Elizabeth Musser's new book, The Swan House, introduces Mary Swan Middleton, a sixteen-year-old girl growing up in Atlanta, Georgia in the early 1960s. Mary Swan has enjoyed a privileged life in the ritzy Buck Head section of town, with all the advantages of wealth including private girls' prep school, society dinners and dances, and a black maid to keep the house in order. Yet in this coming of age story, Mary finds her life torn apart by tragedy and a struggle to bring meaning to her life.
The historical account of the 1962 Paris plane crash, in which over a hundred Atlantans returning from an art tour perished, sets the stage. Mary's mother was on the plane, and the accident sends Mary's world tumbling. When Ella Mae, the family's black maid, suggests that Mary help out others as a way to overcome her depression, Mary discovers a whole new world on the other side of town. Grant Park is a rough, inner-city neighborhood, where every Saturday Mt. Carmel church serves spaghetti lunches to the poor. Yet Carl Matthews, a streetwise black teen, has something that Mary doesn't have. From him and the other blacks in Grant Park she finds both poverty and love, including God's love that goes beyond prejudice.
A school dare, a mystery that Mary must try to solve during the school year, drives the story along. In the process, Mary uncovers the truth about her mother, an artist who suffered from depression. At the same time she encounters the world around her, a world of racial prejudice as well as the hypocrisy and superficiality of the wealthy world. Through Carl Matthews and best friend Rachel Abrams comes discrimination against blacks and Jews respectively. Even Mary's boyfriend Robbie, from a "good family," chafes at the restrictions and high expectations placed on him by his father.
In this turbulent time of the Civil Rights movement, Carl and his friends follow the news of the day, including the incident at University of Mississippi that year, when a black student registers at the all-white school despite the protests. At various times in the story, Carl and his friends attend Civil Rights meetings, are beat up by whites while leaving church, and perform as a band for the "fancy white clubs" in Buck Head.
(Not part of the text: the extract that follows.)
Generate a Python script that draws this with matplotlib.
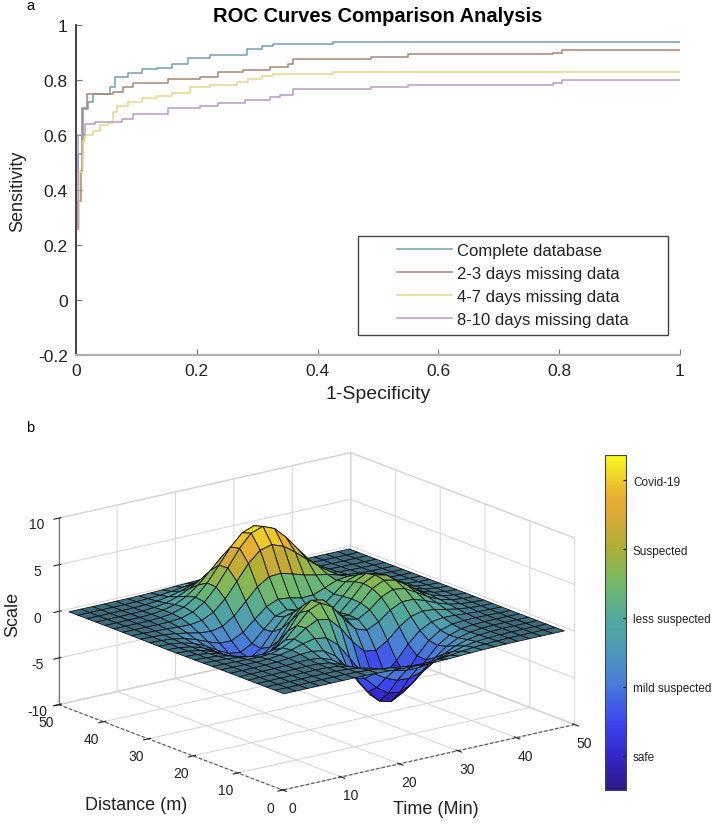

Part-child, part confused adolescent, Mary Swan enjoys reciting classical poetry and "corrupting" poems with silly rhyming lines, staying up late playing poetry trivia with Rachel. She also eagerly joins her 13-year-old brother Jimmy in schemes to keep rich women (who only want his money) away from daddy, while longing for a closer relationship to her busy and aloof daddy.
Other interesting characters include Miss Abigail, the Christian woman who gave up her wealthy life to live and work in the inner-city, first in Detroit and now Atlanta. Through association with her, Mary learns of the generous help that other wealthy ladies have given to Grant Park, and discovers the reason for Miss Abigail's joy. The Middleton's next door neighbor Trixie also helps out the family, having been close friends with Mary's mother and now someone that Mary can turn to.
The author grew up in Atlanta and currently works as a missionary in France; The Swan House provides a strong background of both places. Coca-Cola and its Atlanta legacy is here, as is the higher society of art appreciation, the influential Atlantans who would bring greater art and culture to the city; also Georgia Tech football games. Many prominent locations are actual historic places in Atlanta, including the Swan House (now open to tours), the High Museum (now part of the Woodruff museums) and Oakland Cemetery. According to the author's notes, a church in Grant Park continues to provide spaghetti meals to the poor every week. Even the Varsity, a fast-food teen hangout, is an actual place still in existence today. Sprinkled throughout are French words and phrases, courtesy of Mary's mother who was part French. Mary enjoys many days in her mother's Atelier (art studio), and makes many references to French painting styles. Painting, she realizes, is good therapy as well as a talent she has inherited from her mother.
It is indeed Mary Swan's story, told in first person from the present day (summer of 2000) perspective while visiting with her daughter Abbie. Mary takes a fresh look back, telling her story to Abbie with fond remembrances of that year, 1962 to 1963.